On July 2, 1999, people lined up for hours to get a chance to experience that ride to nowhere. Ridership remained high throughout the year. The operation remained profitable as restaurants, housing, hotels and entertainment venues popped up along the water over the next two decades.
Part of the magic early on was the narrative given by the water taxi captains, a mix of history, humor and information about development in Bricktown and the story of MAPS.
“Bob’s other business in Fort Lauderdale was a lot more transit oriented,” Huntington said. “It was truly a ferry service. This was a little bit different in that we had an environment and service that is more conducive to a tour.”
Huntington, who was executive director of Automobile Alley in 1999, was one of the boat captains that opening day and continued to work for Bekoff part time until he was hired as operator to succeed Norm Bekoff, who had overseen the successful launch.
“We always from the beginning wanted to tell the story of MAPS and Oklahoma City’s resurgence,” Huntington said. “We needed to tell people why the canal was there and explain what was popping up around the city.
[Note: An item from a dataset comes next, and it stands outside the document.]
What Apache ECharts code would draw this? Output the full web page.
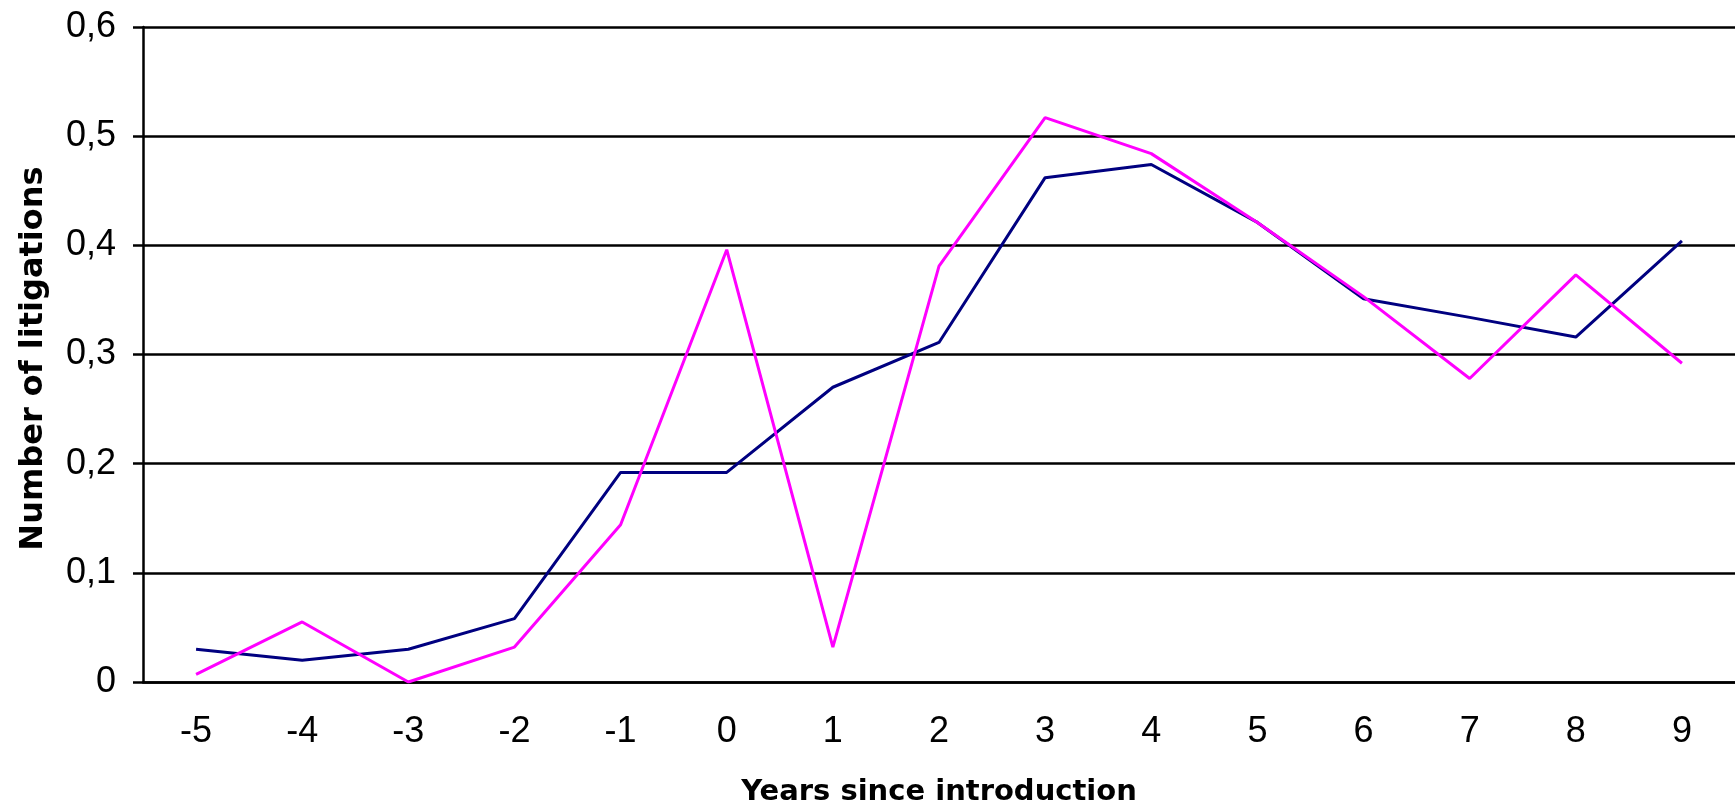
<html>
<head>
    <meta charset="utf-8">
    <title>Number of litigations</title>
    <style>
    html, body, #main {
        padding: 0;
        margin: 0;
        height: 100%;
        width: 100%;
        background: #fff;
    }
    </style>
    <script src="https://cdn.jsdelivr.net/npm/echarts@6/dist/echarts.min.js"></script>
</head>
<body>
    <div id="main"></div>
    <script>
    // years since introduction
    var years = ['-5', '-4', '-3', '-2', '-1', '0', '1', '2', '3', '4', '5', '6', '7', '8', '9'];
    // navy line
    var seriesNavy = [0.030, 0.020, 0.030, 0.058, 0.192, 0.192, 0.270, 0.311, 0.462, 0.474, 0.421, 0.351, 0.334, 0.316, 0.404];
    // magenta line
    var seriesMagenta = [0.007, 0.055, 0.000, 0.032, 0.144, 0.396, 0.032, 0.381, 0.517, 0.484, 0.421, 0.353, 0.278, 0.373, 0.292];

    var myChart = echarts.init(document.getElementById('main'));
    var option = {
        backgroundColor: '#fff',
        animation: false,
        grid: {
            left: 143,
            right: 0,
            top: 27,
            bottom: 129
        },
        xAxis: {
            type: 'category',
            data: years,
            name: 'Years since introduction',
            nameLocation: 'middle',
            nameGap: 96,
            nameTextStyle: {
                fontFamily: 'DejaVu Sans',
                fontWeight: 'bold',
                fontSize: 29,
                color: '#000'
            },
            axisLine: {
                lineStyle: { color: '#000', width: 2.5 }
            },
            axisTick: {
                length: 12,
                lineStyle: { color: '#000', width: 2.5 }
            },
            axisLabel: {
                interval: 0,
                margin: 32,
                fontFamily: 'Liberation Sans',
                fontSize: 36,
                color: '#000'
            },
            splitLine: { show: false }
        },
        yAxis: {
            type: 'value',
            min: 0,
            max: 0.6,
            interval: 0.1,
            name: 'Number of litigations',
            nameLocation: 'middle',
            nameGap: 93,
            nameTextStyle: {
                fontFamily: 'DejaVu Sans',
                fontWeight: 'bold',
                fontSize: 32,
                color: '#000',
                padding: [0, 8, 0, 0]
            },
            axisLine: {
                show: true,
                lineStyle: { color: '#000', width: 2.5 }
            },
            axisTick: {
                show: true,
                length: 10,
                lineStyle: { color: '#000', width: 2.5 }
            },
            axisLabel: {
                margin: 27,
                fontFamily: 'Liberation Sans',
                fontSize: 36,
                color: '#000',
                formatter: function (v) {
                    if (v === 0) return '0';
                    return v.toFixed(1).replace('.', ',');
                }
            },
            splitLine: {
                lineStyle: { color: '#000', width: 2.5 }
            }
        },
        series: [
            {
                name: 'navy',
                type: 'line',
                data: seriesNavy,
                symbol: 'none',
                lineStyle: { color: '#000080', width: 3 }
            },
            {
                name: 'magenta',
                type: 'line',
                data: seriesMagenta,
                symbol: 'none',
                lineStyle: { color: '#ff00ff', width: 3 }
            }
        ]
    };
    myChart.setOption(option);
    window.onresize = function () {
        myChart.resize();
    };
    </script>
</body>
</html>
We needed to explain it was strategic and planned as part of an effort to make Oklahoma City a more appealing place.”
Bekoff and Huntington weren’t content in just telling that story and providing a great tour. The pair collaborated on several ventures aimed at adding to the excitement.
Some ideas, like a farmers’ market, didn’t get past planning. Bekoff, however, teamed with Huntington in opening a gift shop focused on selling Oklahoma-based items and a marketplace next door, both in the Miller-Jackson Building.
Bekoff also teamed up with his son, Norm, to open a “dockside bar” and music venue on the canal level of what is now the Jim Brewer building. The bar has changed owners and names, but the concept remains popular with visitors.
“He had a lot of optimism,” Huntington said. “He liked the idea of himself as a serial entrepreneur. He was always open to trying new things. Sometimes they worked, sometimes they didn’t. But he always believed in them.”
Huntington said the timing of the sale just weeks after the 20th anniversary is “interesting” and “sort of appropriate,” but not planned.
Changes, he said, will occur as they have all along — when needed.
“We have made several changes over the past year related to technology, ticketing and improving customer service,” Huntington said. “We want to continue to adapt, to serve today’s consumers and not just be content with what we did 20 years ago. Tastes change, technology changes, and we embrace that. But the establishing precepts that Bob and Norm brought in 1999 are foundational and won’t be changing.”